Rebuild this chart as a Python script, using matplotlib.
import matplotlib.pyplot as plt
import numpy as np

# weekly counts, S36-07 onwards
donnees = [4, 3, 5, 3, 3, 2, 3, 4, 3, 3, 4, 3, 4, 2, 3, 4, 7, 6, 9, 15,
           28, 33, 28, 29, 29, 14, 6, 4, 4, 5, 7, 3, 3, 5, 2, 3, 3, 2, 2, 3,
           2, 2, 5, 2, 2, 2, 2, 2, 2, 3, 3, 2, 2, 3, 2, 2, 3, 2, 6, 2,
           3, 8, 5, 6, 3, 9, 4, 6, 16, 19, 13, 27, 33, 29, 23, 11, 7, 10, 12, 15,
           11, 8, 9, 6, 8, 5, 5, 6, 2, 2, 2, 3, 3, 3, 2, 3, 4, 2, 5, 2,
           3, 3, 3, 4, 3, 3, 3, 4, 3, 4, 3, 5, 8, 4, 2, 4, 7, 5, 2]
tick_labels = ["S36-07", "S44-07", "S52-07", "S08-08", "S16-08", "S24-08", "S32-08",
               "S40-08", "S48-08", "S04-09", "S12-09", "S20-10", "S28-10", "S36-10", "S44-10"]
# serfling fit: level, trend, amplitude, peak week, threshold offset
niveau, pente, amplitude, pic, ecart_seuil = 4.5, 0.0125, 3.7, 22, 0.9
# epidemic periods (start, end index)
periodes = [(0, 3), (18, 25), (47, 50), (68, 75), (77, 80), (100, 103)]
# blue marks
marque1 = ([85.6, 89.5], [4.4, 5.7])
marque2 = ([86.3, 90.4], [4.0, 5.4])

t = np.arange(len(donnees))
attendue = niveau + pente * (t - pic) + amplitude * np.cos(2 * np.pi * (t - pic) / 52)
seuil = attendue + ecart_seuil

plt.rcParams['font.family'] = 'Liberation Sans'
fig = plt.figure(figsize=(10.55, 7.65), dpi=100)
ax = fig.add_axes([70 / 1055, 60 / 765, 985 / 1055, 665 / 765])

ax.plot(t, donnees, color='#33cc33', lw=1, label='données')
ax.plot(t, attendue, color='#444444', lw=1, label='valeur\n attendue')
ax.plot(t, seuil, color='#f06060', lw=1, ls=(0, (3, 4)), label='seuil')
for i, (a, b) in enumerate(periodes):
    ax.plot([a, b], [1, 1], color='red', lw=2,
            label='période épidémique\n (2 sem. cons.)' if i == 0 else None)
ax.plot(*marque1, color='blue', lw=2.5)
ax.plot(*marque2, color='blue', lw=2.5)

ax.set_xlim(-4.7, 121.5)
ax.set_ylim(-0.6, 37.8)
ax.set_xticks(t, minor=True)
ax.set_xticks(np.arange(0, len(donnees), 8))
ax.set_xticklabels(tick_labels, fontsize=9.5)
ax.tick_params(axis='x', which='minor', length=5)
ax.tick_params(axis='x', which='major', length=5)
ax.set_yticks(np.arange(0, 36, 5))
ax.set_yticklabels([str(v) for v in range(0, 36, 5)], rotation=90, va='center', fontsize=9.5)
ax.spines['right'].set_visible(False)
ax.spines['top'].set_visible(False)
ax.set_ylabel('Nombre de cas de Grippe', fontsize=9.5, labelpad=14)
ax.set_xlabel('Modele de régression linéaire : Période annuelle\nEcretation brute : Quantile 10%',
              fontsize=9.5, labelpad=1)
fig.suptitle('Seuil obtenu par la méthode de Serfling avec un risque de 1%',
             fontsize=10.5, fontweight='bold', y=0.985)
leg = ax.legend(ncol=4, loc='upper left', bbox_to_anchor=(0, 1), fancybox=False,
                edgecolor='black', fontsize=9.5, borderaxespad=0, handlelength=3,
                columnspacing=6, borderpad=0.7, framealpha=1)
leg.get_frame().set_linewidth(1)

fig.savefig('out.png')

——————

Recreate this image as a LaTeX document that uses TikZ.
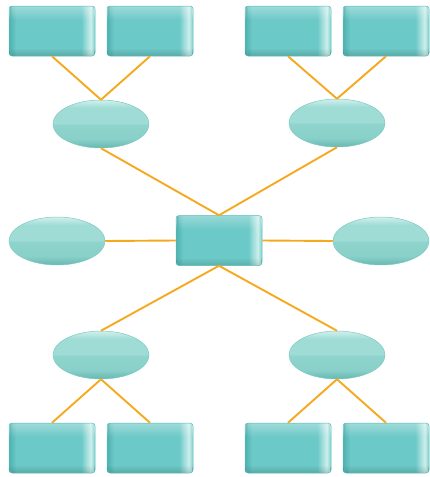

——————

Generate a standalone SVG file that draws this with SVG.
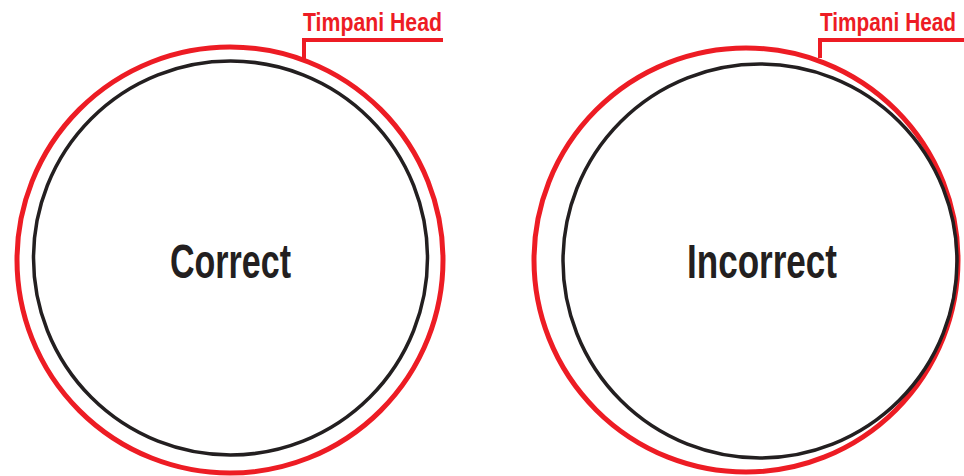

——————

AIM
In the listing above, find the line containing "Rebuild this chart" and the line containing "import numpy as np", then repeat those two lines and everything between them exactly.

EXERCISE ANSWER
Rebuild this chart as a Python script, using matplotlib.
import matplotlib.pyplot as plt
import numpy as np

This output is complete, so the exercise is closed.